Work was terrible. Scolded by boss. I feel lost, hopeless, lousy. Even though she know she didn't train me to handle customers, i still feel lousy. I even got the most basic concept of the company wrong. If i m not wrong, later will kena another bad scolding.
Solutions to both problem? I thought of quitting my job so that I can do better in my studies. FOr the last sem, i was coping rather hard. Need to do delivery on exam days. My job has no holiday for me if I am at the exam period. Which I don't think i can survive --> I tried and results proven. But If i quit, means lesser money income, and how ? Haix. Work weekend? Then my dearest SO how?
I guess there's no solution for my lousy feeling over the job right now. ONly training can cure me.
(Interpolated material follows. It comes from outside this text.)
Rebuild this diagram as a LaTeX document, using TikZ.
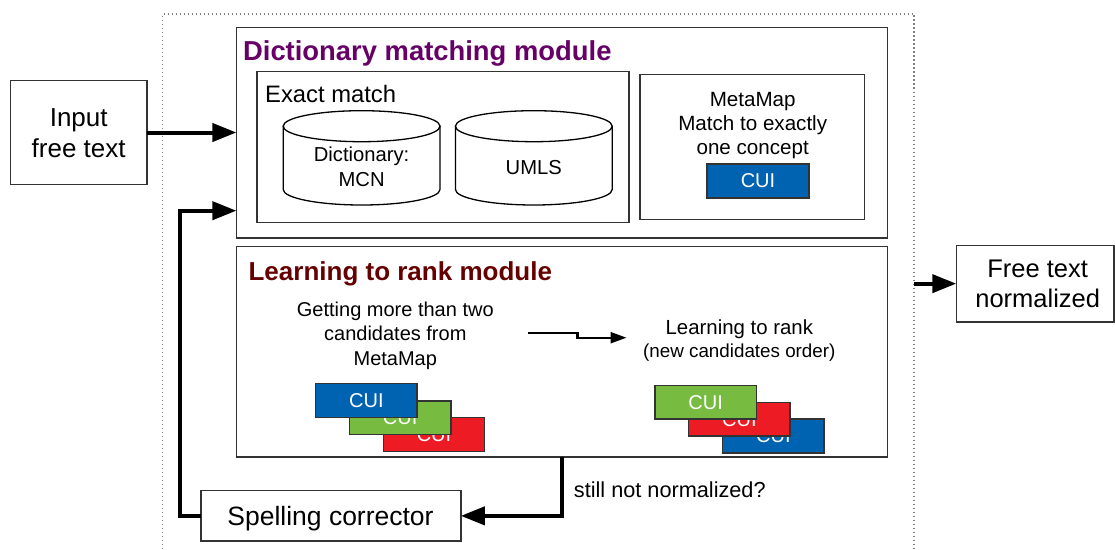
\documentclass[tikz,border=0pt]{standalone}
\usepackage{fontspec}
\setmainfont{Liberation Sans}
\usetikzlibrary{arrows.meta}
\definecolor{dictpurple}{HTML}{660066}
\definecolor{rankred}{HTML}{660000}
\definecolor{cuiblue}{HTML}{0063B1}
\definecolor{cuigreen}{HTML}{77BC41}
\definecolor{cuired}{HTML}{ED1C24}
\definecolor{edgecol}{HTML}{333333}
\begin{document}
\begin{tikzpicture}[x=1pt,y=-1pt,
  box/.style={draw=edgecol, line width=1.5pt, fill=white, inner sep=0pt, outer sep=0pt},
  cuibox/.style={draw=edgecol, line width=1.5pt, inner sep=0pt, outer sep=0pt,
     minimum width=101.4pt, minimum height=33.7pt, text=white, font=\fontsize{20}{24}\selectfont},
  lbl/.style={inner sep=0pt, anchor=base, align=center},
  bigarrow/.style={line width=4pt, -{Triangle[length=24pt,width=18pt]}},
  smallarrow/.style={line width=2.2pt, -{Triangle[length=16pt,width=11pt]}},
  cyl/.style={draw=black, line width=1.3pt, fill=white},
  dots/.style={draw=gray, line width=1.2pt, dash pattern=on 1.2pt off 2.8pt}
]
\useasboundingbox (0,0) rectangle (1115,549);

% outer dotted container
\coordinate (oBL) at (162.5,549);
\coordinate (oTL) at (162.5,14);
\coordinate (oTR) at (914,14);
\coordinate (oBR) at (914,549);
\draw[dots] (oBL) -- (oTL) -- (oTR) -- (oBR);

% main boxes
\node[box, minimum width=136.1pt, minimum height=103.6pt] (input) at (78.75,132.5) {};
\node[box, minimum width=650.9pt, minimum height=210.7pt] (dict) at (561.85,132.65) {};
\node[box, minimum width=372.2pt, minimum height=150.6pt] (exact) at (442.9,147) {};
\node[box, minimum width=224.5pt, minimum height=144.6pt] (mmbox) at (752.25,147) {};
\node[box, minimum width=650.7pt, minimum height=210.9pt] (learn) at (561.95,351.75) {};
\node[box, minimum width=259.8pt, minimum height=50.3pt] (spell) at (330.9,515.85) {};
\node[box, minimum width=157.7pt, minimum height=76.7pt] (free) at (1035.15,283.65) {};

% texts of boxes (multi-line: anchor base = last line baseline)
\node[lbl, font=\fontsize{26}{30.6}\selectfont] (inputtxt) at (78.7,157.3) {Input\\free text};
\node[lbl, font=\fontsize{25.5}{30.4}\selectfont] (freetxt) at (1037.7,307.7) {Free text\\normalized};
\node[lbl, font=\fontsize{26.5}{30}\selectfont] (spelltxt) at (330.5,525) {Spelling corrector};
\node[lbl, anchor=base west, text=dictpurple, font=\fontsize{27.4}{32}\selectfont\bfseries] (dicttitle) at (242.9,60) {Dictionary matching module};
\node[lbl, anchor=base west, text=rankred, font=\fontsize{26}{31}\selectfont\bfseries] (ranktitle) at (248.4,280.2) {Learning to rank module};
\node[lbl, anchor=base west, font=\fontsize{23.8}{28}\selectfont] (exacttxt) at (265,102.5) {Exact match};

% cylinders
\draw[cyl] (283.2,126.2) -- (283.2,189.5) arc[start angle=180, end angle=360, x radius=78.4pt, y radius=15.5pt] -- (440,126.2) -- cycle;
\draw[cyl] (361.6,126.2) ellipse [x radius=78.4pt, y radius=15.5pt];
\node[lbl, font=\fontsize{20.2}{24.5}\selectfont] (mcn) at (361.6,186) {Dictionary:\\MCN};
\draw[cyl] (455.4,126.2) -- (455.4,189.5) arc[start angle=180, end angle=360, x radius=78.4pt, y radius=15.5pt] -- (612.2,126.2) -- cycle;
\draw[cyl] (533.8,126.2) ellipse [x radius=78.4pt, y radius=15.5pt];
\node[lbl, font=\fontsize{20.2}{24.5}\selectfont] (umls) at (533.8,174) {UMLS};

% MetaMap box
\node[lbl, font=\fontsize{20.6}{24}\selectfont] (mmtxt) at (752.7,154) {MetaMap\\Match to exactly\\one concept};
\node[cuibox, fill=cuiblue, minimum width=101.6pt, minimum height=34pt] (cui0) at (758,181) {CUI};

% learning to rank contents
\node[lbl, font=\fontsize{20}{24.5}\selectfont] (getting) at (395.3,365) {Getting more than two\\candidates from\\MetaMap};
\node[lbl, font=\fontsize{20.4}{23}\selectfont] (ltr) at (739.3,357.3) {Learning to rank\\{\fontsize{18.8}{23}\selectfont (new candidates order)}};
\coordinate (sa1) at (528,333);
\coordinate (sa2) at (626.5,337.7);
\draw[smallarrow] (sa1) -- (577.5,333) -- (577.5,337.7) -- (sa2);

% left CUI stack
\node[cuibox, fill=cuired] (lred) at (434,434.4) {CUI};
\node[cuibox, fill=cuigreen] (lgreen) at (400.1,417.7) {CUI};
\node[cuibox, fill=cuiblue] (lblue) at (366.4,400.5) {CUI};
% right CUI stack
\node[cuibox, fill=cuiblue] (rblue) at (773.4,436) {CUI};
\node[cuibox, fill=cuired] (rred) at (739.4,419.2) {CUI};
\node[cuibox, fill=cuigreen] (rgreen) at (705.7,402.3) {CUI};

% connectors
\draw[bigarrow] (input.east) -- (input.east -| dict.west);
\coordinate (outR) at (914,283.65);
\draw[bigarrow] (outR) -- (free.west);
\coordinate (lout) at (562.2,457.2);
\draw[bigarrow] (lout) |- (spell.east);
\coordinate (fbin) at (236.4,210.7);
\coordinate (fbcorner) at (180.4,515.85);
\draw[bigarrow] (spell.west) -- (fbcorner) |- (fbin);

\node[lbl, anchor=base west, font=\fontsize{21.7}{26}\selectfont] (still) at (573.7,497.3) {still not normalized?};
\end{tikzpicture}
\end{document}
No matter how unhappy I was yesterday, I brought Ah ren to Disney On Ice - Finding Nemo. I didn't watch this movie. So I don't really know whats going on. The show to me was just a so-so. I think it would be better if i were there to listen to Jolin's concert. haha. The atmosphere would be different then. =) thats what I imagined when I was at the indoor stadium.